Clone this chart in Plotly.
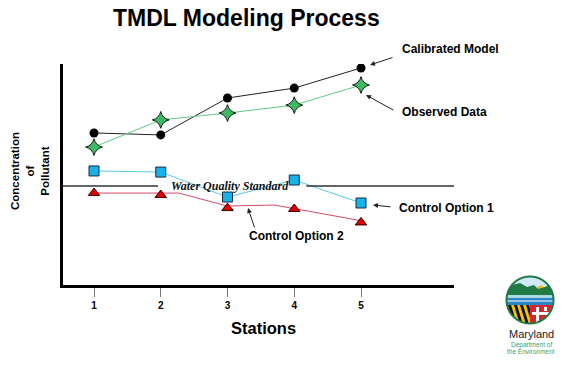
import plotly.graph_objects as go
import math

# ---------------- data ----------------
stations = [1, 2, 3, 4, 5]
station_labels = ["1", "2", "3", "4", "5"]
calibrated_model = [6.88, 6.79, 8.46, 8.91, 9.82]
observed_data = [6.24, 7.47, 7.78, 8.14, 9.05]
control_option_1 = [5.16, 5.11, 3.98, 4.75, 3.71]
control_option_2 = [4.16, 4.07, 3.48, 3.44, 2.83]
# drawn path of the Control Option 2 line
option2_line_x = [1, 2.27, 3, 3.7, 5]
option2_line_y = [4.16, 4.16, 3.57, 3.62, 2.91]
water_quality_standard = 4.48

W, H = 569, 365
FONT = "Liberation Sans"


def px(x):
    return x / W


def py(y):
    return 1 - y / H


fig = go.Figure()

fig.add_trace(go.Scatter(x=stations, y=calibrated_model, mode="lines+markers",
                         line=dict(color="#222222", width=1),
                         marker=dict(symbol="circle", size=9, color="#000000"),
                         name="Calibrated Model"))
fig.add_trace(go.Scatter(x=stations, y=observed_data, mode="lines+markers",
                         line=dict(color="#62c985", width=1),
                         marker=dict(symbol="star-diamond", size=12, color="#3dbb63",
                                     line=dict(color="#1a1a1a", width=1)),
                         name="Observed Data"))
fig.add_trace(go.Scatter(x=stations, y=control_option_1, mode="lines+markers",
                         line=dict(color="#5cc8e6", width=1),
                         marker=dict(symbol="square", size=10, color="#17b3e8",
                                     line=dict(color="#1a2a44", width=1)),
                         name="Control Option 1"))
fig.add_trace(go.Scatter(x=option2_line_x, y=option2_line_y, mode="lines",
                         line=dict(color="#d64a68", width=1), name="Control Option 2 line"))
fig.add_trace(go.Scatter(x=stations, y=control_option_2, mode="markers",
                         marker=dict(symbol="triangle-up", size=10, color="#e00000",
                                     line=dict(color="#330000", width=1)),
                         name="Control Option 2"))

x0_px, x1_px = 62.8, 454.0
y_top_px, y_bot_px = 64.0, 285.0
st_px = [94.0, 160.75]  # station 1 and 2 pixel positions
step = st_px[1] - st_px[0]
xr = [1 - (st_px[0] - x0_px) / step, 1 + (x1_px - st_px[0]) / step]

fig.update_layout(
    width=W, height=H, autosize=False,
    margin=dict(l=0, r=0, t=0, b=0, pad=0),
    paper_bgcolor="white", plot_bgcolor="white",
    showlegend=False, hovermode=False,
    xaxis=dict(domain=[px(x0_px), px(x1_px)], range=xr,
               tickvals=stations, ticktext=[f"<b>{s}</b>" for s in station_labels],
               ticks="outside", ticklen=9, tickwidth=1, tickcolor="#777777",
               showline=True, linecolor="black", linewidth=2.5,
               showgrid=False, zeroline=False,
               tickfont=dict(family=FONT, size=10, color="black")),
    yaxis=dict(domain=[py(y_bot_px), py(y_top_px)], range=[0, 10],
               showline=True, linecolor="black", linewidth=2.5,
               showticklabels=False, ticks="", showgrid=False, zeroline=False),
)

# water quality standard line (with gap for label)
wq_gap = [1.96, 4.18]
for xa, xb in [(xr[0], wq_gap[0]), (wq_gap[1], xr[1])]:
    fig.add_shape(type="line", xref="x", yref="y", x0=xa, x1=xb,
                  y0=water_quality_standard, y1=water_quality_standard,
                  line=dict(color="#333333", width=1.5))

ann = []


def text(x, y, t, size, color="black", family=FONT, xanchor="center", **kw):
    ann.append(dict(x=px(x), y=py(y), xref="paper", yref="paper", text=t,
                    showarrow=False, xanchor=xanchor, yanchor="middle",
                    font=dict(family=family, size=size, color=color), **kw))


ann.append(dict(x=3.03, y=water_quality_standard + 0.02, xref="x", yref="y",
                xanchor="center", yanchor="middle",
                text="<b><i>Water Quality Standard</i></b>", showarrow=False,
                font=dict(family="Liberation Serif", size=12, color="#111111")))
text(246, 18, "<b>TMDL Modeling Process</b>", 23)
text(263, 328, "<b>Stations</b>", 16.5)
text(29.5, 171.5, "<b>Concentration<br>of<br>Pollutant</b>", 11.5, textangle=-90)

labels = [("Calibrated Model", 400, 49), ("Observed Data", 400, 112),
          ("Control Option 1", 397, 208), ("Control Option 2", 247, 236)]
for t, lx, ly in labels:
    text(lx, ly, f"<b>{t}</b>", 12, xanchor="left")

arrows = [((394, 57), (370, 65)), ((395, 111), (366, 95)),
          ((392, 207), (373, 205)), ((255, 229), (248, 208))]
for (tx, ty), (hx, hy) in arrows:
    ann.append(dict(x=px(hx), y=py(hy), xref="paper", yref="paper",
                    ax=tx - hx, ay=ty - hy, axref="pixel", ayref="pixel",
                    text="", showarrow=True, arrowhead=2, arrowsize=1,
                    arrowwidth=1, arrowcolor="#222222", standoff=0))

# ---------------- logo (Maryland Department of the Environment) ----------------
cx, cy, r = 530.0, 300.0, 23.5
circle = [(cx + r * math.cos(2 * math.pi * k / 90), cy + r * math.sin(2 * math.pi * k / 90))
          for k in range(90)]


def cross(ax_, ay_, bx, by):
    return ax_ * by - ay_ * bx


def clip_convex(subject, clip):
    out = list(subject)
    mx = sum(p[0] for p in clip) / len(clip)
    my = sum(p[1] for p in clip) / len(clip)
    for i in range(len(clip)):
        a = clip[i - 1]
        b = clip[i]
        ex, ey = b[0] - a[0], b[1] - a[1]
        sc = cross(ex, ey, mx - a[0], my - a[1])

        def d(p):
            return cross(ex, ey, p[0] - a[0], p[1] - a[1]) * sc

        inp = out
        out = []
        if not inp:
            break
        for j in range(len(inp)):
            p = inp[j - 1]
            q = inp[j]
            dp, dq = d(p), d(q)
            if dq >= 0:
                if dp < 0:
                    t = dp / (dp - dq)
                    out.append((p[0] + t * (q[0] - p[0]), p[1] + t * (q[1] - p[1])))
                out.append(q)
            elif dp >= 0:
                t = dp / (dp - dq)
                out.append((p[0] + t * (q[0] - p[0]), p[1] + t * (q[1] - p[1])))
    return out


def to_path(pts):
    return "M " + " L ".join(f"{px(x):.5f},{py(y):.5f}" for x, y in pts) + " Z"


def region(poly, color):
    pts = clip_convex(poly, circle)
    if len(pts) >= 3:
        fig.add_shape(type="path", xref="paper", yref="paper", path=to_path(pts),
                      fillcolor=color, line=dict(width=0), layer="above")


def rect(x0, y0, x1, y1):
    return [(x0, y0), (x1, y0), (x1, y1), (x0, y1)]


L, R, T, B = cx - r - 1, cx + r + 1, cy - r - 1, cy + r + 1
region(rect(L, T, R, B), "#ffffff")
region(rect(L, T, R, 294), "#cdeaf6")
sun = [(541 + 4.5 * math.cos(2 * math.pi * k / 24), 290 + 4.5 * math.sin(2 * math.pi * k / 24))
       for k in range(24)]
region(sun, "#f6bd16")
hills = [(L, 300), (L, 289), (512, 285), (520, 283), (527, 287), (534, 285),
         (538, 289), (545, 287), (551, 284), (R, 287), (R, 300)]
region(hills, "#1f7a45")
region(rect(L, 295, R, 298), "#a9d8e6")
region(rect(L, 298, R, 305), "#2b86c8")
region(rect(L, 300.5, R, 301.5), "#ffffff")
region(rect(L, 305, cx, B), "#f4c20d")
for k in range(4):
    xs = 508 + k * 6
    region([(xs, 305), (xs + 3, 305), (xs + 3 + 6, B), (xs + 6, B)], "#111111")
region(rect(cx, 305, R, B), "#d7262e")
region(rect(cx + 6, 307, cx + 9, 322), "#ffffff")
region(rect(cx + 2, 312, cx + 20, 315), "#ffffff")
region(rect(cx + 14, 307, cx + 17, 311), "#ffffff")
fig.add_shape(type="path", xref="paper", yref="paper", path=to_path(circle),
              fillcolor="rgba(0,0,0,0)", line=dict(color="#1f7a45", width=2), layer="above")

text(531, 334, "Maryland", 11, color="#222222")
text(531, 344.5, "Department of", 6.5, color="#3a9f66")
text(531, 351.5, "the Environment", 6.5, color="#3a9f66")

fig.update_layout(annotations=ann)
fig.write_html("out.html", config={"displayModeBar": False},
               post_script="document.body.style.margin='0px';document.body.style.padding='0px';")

^^^^^^^^^^^^^^^^

# SET TASK
Give back exactly the lines from the first line of the data through the line with "import math", pictures excluded.

# SOLUTION TO THIS EXERCISE
Clone this chart in Plotly.
import plotly.graph_objects as go
import math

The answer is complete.